►
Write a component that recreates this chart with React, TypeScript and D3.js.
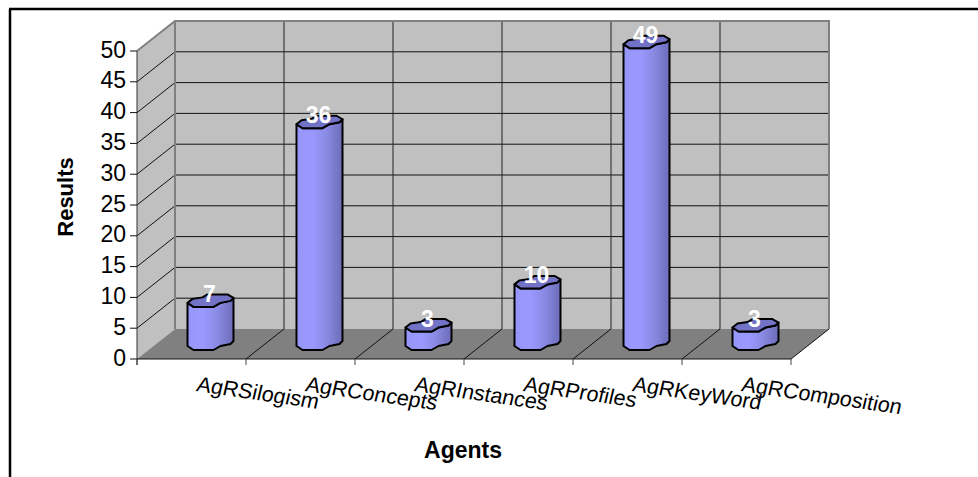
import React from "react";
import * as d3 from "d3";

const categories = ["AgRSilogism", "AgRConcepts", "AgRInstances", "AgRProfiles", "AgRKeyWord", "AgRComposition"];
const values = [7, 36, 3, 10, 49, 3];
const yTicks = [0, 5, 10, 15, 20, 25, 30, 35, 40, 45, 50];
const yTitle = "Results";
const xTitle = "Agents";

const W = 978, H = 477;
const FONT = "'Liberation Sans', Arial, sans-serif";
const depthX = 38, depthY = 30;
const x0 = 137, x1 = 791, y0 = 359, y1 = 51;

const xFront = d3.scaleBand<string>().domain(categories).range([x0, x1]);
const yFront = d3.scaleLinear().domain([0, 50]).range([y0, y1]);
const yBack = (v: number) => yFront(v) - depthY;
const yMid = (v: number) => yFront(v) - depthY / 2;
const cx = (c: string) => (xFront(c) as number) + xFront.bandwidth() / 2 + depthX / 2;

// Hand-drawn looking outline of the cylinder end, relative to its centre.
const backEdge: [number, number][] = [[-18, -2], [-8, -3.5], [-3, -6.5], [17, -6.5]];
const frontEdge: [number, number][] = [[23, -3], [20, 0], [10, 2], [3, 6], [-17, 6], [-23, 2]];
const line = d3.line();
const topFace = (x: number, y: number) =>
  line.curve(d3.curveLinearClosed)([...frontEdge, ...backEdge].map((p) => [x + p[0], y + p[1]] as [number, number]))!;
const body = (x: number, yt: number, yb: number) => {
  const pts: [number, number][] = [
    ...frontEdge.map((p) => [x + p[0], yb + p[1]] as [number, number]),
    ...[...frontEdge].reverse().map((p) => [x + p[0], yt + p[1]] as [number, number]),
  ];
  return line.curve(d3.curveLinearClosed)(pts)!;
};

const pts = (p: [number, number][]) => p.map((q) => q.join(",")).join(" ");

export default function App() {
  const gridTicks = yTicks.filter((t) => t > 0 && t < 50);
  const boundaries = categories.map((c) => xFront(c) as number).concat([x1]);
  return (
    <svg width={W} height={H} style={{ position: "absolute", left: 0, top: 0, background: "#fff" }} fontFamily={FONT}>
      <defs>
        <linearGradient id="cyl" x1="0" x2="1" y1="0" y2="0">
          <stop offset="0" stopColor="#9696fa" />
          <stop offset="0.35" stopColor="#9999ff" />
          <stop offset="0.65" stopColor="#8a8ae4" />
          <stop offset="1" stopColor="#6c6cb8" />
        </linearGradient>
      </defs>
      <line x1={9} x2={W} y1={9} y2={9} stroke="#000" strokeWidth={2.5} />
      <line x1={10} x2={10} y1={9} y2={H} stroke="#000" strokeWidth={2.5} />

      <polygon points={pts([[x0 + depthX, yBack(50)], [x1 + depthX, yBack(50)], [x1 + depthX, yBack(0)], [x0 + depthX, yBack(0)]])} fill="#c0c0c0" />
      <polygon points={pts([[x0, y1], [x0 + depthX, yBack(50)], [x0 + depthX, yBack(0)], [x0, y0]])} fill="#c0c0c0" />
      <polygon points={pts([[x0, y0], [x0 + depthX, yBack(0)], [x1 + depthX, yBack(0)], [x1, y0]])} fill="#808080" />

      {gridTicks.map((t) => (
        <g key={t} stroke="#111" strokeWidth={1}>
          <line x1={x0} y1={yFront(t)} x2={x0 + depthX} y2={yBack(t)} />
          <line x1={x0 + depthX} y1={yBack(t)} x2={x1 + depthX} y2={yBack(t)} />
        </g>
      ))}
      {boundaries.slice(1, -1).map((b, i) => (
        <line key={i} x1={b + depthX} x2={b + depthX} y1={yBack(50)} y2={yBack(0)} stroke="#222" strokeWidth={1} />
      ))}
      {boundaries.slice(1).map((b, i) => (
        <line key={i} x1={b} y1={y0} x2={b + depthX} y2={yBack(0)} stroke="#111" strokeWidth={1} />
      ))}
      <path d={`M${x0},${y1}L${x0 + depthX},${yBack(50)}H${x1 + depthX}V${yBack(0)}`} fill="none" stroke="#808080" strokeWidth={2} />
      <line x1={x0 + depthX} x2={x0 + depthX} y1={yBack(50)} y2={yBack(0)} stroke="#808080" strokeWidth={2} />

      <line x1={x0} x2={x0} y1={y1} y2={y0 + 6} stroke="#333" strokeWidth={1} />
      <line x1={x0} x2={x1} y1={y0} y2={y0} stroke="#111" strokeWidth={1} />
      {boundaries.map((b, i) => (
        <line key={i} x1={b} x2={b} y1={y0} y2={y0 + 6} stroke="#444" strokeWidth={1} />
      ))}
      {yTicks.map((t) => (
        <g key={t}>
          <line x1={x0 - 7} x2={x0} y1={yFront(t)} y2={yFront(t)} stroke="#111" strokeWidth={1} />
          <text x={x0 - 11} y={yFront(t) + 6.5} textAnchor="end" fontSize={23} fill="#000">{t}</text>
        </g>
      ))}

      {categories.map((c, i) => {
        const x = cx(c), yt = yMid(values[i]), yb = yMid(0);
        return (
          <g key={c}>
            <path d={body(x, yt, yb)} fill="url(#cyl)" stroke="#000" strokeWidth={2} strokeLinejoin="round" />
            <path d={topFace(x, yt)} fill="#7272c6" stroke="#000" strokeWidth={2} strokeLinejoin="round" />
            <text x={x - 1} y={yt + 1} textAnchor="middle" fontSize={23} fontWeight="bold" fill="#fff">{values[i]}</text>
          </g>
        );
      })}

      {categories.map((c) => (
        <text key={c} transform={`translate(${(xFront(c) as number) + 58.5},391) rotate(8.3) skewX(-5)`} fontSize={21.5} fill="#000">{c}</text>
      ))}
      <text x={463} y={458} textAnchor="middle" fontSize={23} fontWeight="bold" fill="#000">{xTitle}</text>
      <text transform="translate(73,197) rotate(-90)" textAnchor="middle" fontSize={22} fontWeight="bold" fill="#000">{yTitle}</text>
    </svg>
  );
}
◄
►
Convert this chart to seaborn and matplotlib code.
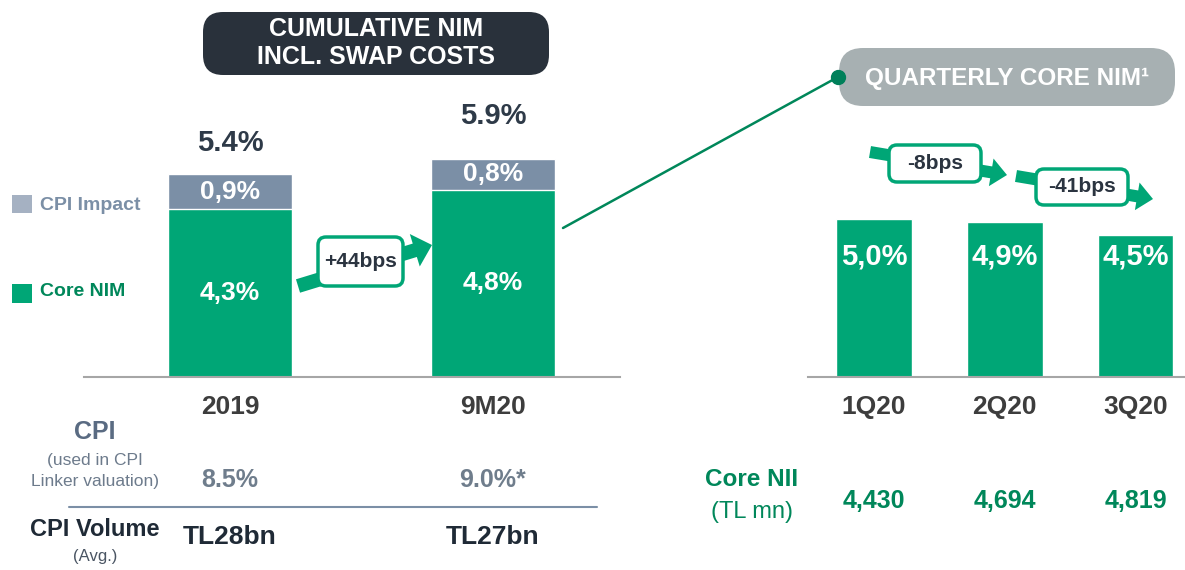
◄
• **Required task**: Skip all pictures. Output only the lines from the one containing "Write a component" to the one containing "const cx = (c: string)", both lines included.

• **Response to this task**:
Write a component that recreates this chart with React, TypeScript and D3.js.
import React from "react";
import * as d3 from "d3";

const categories = ["AgRSilogism", "AgRConcepts", "AgRInstances", "AgRProfiles", "AgRKeyWord", "AgRComposition"];
const values = [7, 36, 3, 10, 49, 3];
const yTicks = [0, 5, 10, 15, 20, 25, 30, 35, 40, 45, 50];
const yTitle = "Results";
const xTitle = "Agents";

const W = 978, H = 477;
const FONT = "'Liberation Sans', Arial, sans-serif";
const depthX = 38, depthY = 30;
const x0 = 137, x1 = 791, y0 = 359, y1 = 51;

const xFront = d3.scaleBand<string>().domain(categories).range([x0, x1]);
const yFront = d3.scaleLinear().domain([0, 50]).range([y0, y1]);
const yBack = (v: number) => yFront(v) - depthY;
const yMid = (v: number) => yFront(v) - depthY / 2;
const cx = (c: string) => (xFront(c) as number) + xFront.bandwidth() / 2 + depthX / 2;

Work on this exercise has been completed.